How to Check If the Settlement Has Received Final Approval
The final approval hearing was scheduled for March 3, 2026 at 4:00 p.m. ET before the U.S. District Court for the District of Connecticut, held at the Richard C.
Lee United States Courthouse in New Haven. To check the current status of the settlement — whether final approval was granted, when payments will be distributed, or whether any objections delayed the process — visit the official settlement website at yalenewhavensettlement.com or call the settlement administrator at 1-877-730-7795. Court records for the case, filed as *Yale New Haven Data Incident Litigation*, are also available through the federal court’s PACER system.
Protecting Yourself After a Healthcare Data Breach
Even with the claims deadline passed, affected individuals should take ongoing precautions. Place fraud alerts or credit freezes with all three major credit bureaus — Equifax, Experian, and TransUnion — if you have not already done so. Monitor your explanation of benefits statements from your health insurer for any services you did not receive, which could indicate medical identity theft.

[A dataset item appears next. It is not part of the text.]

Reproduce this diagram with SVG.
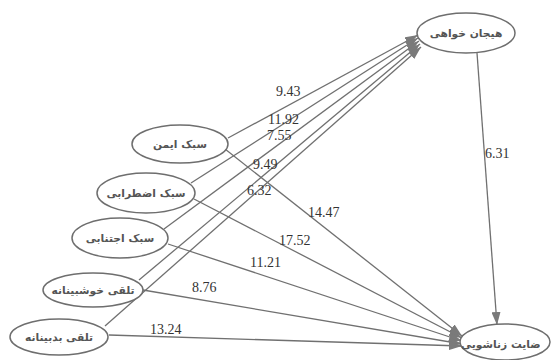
<svg xmlns="http://www.w3.org/2000/svg" width="551" height="360" viewBox="0 0 551 360">
<defs>
<style>
.node ellipse{fill:#fff;stroke:#6e6e6e;stroke-width:1.5}
.node text{font-family:"DejaVu Sans",sans-serif;font-size:10.7px;font-weight:bold;fill:#555;text-anchor:middle}
.edge{stroke:#707070;stroke-width:1.3;fill:none;marker-end:url(#ah)}
.lbl{font-family:"Liberation Serif",serif;font-size:14px;fill:#333}
</style>
<marker id="ah" viewBox="0 0 13 9" refX="13" refY="4.5" markerWidth="13" markerHeight="9" markerUnits="userSpaceOnUse" orient="auto">
<path d="M0,0 L13,4.5 L0,9 Z" fill="#7a7a7a"/>
</marker>
<clipPath id="cb"><rect x="455" y="320" width="85" height="40"/></clipPath>
</defs>
<rect width="551" height="360" fill="#fff"/>
<g id="connectors">
<line class="edge" x1="228" y1="138" x2="418" y2="35"/>
<line class="edge" x1="191" y1="183" x2="418" y2="38"/>
<line class="edge" x1="164" y1="229" x2="419" y2="41"/>
<line class="edge" x1="139" y1="280" x2="420" y2="44"/>
<line class="edge" x1="105" y1="326" x2="421" y2="47"/>
<line class="edge" x1="225" y1="149" x2="462" y2="336"/>
<line class="edge" x1="194" y1="199" x2="462" y2="338"/>
<line class="edge" x1="168" y1="244" x2="462" y2="341"/>
<line class="edge" x1="143" y1="290" x2="462" y2="344"/>
<line class="edge" x1="109" y1="335" x2="462" y2="346"/>
<line class="edge" x1="477" y1="53" x2="497" y2="325"/>
<text class="lbl" x="276" y="96">9.43</text>
<text class="lbl" x="268" y="124">11.92</text>
<text class="lbl" x="267" y="140">7.55</text>
<text class="lbl" x="253" y="169">9.49</text>
<text class="lbl" x="247" y="195">6.32</text>
<text class="lbl" x="308" y="217">14.47</text>
<text class="lbl" x="279" y="245">17.52</text>
<text class="lbl" x="250" y="267">11.21</text>
<text class="lbl" x="192" y="292">8.76</text>
<text class="lbl" x="150" y="334">13.24</text>
<text class="lbl" x="485" y="158">6.31</text>
</g>
<g id="n-hayajan" class="node"><ellipse cx="466" cy="33" rx="49" ry="20"/><text x="466" y="37">هیجان خواهی</text></g>
<g id="n-rezayat" class="node"><ellipse cx="505" cy="342" rx="45" ry="18"/><text x="461" y="348" style="text-anchor:start" clip-path="url(#cb)">رضایت زناشویی</text></g>
<g id="n-iman" class="node"><ellipse cx="180" cy="144" rx="48" ry="19"/><text x="180" y="148">سبک ایمن</text></g>
<g id="n-ezterabi" class="node"><ellipse cx="146" cy="193" rx="49" ry="20"/><text x="146" y="197">سبک اضطرابی</text></g>
<g id="n-ejtenabi" class="node"><ellipse cx="120" cy="238" rx="48" ry="20"/><text x="120" y="242">سبک اجتنابی</text></g>
<g id="n-khoshbin" class="node"><ellipse cx="93" cy="290" rx="50" ry="17"/><text x="93" y="294">تلقی خوشبینانه</text></g>
<g id="n-badbin" class="node"><ellipse cx="59" cy="337" rx="49" ry="18"/><text x="59" y="341">تلقی بدبینانه</text></g>
</svg>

The two years of medical data monitoring included in the settlement provides an additional layer of protection, but it has a finite window. Looking ahead, healthcare data breaches of this magnitude are likely to result in stricter regulatory scrutiny and potentially larger settlement demands. The YNHHS case may set a benchmark for how courts and plaintiffs’ attorneys evaluate future healthcare breach settlements, both in terms of the per-record settlement value and the types of monitoring services offered to affected individuals. If you were part of this breach, stay attentive to your financial and medical records well beyond the monitoring period.